I don't know if it's because it's early and my coffee isn't done yet, or that's ...

mhurd · on Jan 25, 2018

Yeah, it's a bit dense. Sorry about that.

kbenson · on Jan 25, 2018

No need to apologize, I agree with the assessment.

In the clear light of day, that comment was just me vomiting words onto the forum in the vain attempt to justify the effort I put into grokking that comment. :/

mhurd · on Jan 25, 2018

"The best architecture is no architecture" ... became a popular catchphrase for me in the early nineties. I built a streaming kind of trading system back then that integrated data flow and functional views, as some problems were easier to grok in one and harder in the other. Just thinking about things as simple functions: a = f(b) and code as a way of organising like with like worked for me.

Sometimes the object approach gets a bit silly. Organisation by the first parameter being special doesn't always work too well. For example, GAMS is a better classification for math than simply putting all vector or matrix code in the one classification. Curation is hard at the end of the day.

mslate · on Jan 25, 2018

How much automated/acceptance/regression testing did you guys have?

Would "releases" cause major brick-shitting (like the instance where Mr. L deployed a problematic release)?

mhurd · on Jan 25, 2018

It improved from then. We evolved unit tests and full system tests. A release would have to undergo a full simulation to show it was not only problem free but that it still had profitable results that look correct. We had test/debug shims for glibc functions that may cause syscalls, such as time or direct/indirect locale (such as from a printf), that would error on use in code to prevent sneaky costly timing things jumping in.

We did have one rather insidious error where the risk was too strong and preventing some orders going out. It took us a few months to track it down as it was making the system feel clumsy but it was still working. We assumed the market had changed a bit. Cost us a few million and it was a mistake from our best software dev. It didn't change the fact he was our best software dev (he's at Google now). Lesson learnt was to check for the positives and not just the errors.

We introduced a number of risk check evolutions. A separately developed shim was the final check on orders to make sure that regardless of risk the order made sense, e.g. not a zero price. This code was structured to be as independent as possible from code in the main system. That saved our butt a few times. Adding timing throttles was also important to prevent the system reacting in a way that would send a silly number of orders per sec. We also evolved to giving the broker html web pages where they could view the risk in real time and control risk if necessary. This often included integration with broker risk systems and taking their risk files and integrating the constraints to our engines.

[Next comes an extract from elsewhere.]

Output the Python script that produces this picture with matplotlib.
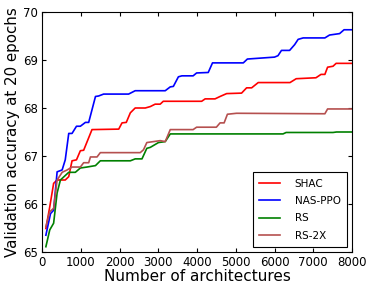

At a later firm, we had automated test systems that also ran performance tests with hardware like that which Metamako now provides. The unit tests on code check-in would run not only the unit tests but there was a suite of performance tests where each would reconfigure the network and run things with external performance measurement on the network. This would allow us to track performance bumps of tens of nanoseconds to specific code deltas. Very useful indeed. A slightly customised version of graphite allowed us to see the chart of the performance of all components and tests over time.

Further to this, we evolved to a specific kernel, OS, and bios settings being replicated so that we could reproduce exactly a production system and vice versa. Tuned BIOS and Linux kernels became important.

The risk controls, unit and systems tests are probably the most important things an HFT does. YOLO is very true.

mslate · on Jan 25, 2018

Incredible--was everything written with C++? What was the process like for rolling a new release out to production trading?

mhurd · on Jan 26, 2018

The critical stuff was VHDL & C++. Mainly C++. Python & perl around the edges for housekeeping. Can't underestimate the role of bash as there tends to be a lot of scripting of simple components.

Production was getting a branch to pass unit and system tests locally. Then run in an acceptance test environment against the official test exchange. Test exchange wasn't always totally realistic. You'd typically have to mirror some captured production traffic to make it somewhat realistic. Also, some exchanges had slightly different production versus test versions. Trapped us once with some spaces being insignificant in Canada in the spec and the official test exchange but not allowed in production. Uggh. No real way to test for that.

It evolved to linux repo deployment where a yum command would summon the versions & scripts. Convenient for rollbacks too.

Another aspect was testing the ML parameter set. This would typically be updated daily and even though it was not a code change it is like one as it affects behaviour. ML parameter sets would have to pass profit simulation benchmarks to make it to production which was often a challenge in construction and testing on the grid to meet deadlines.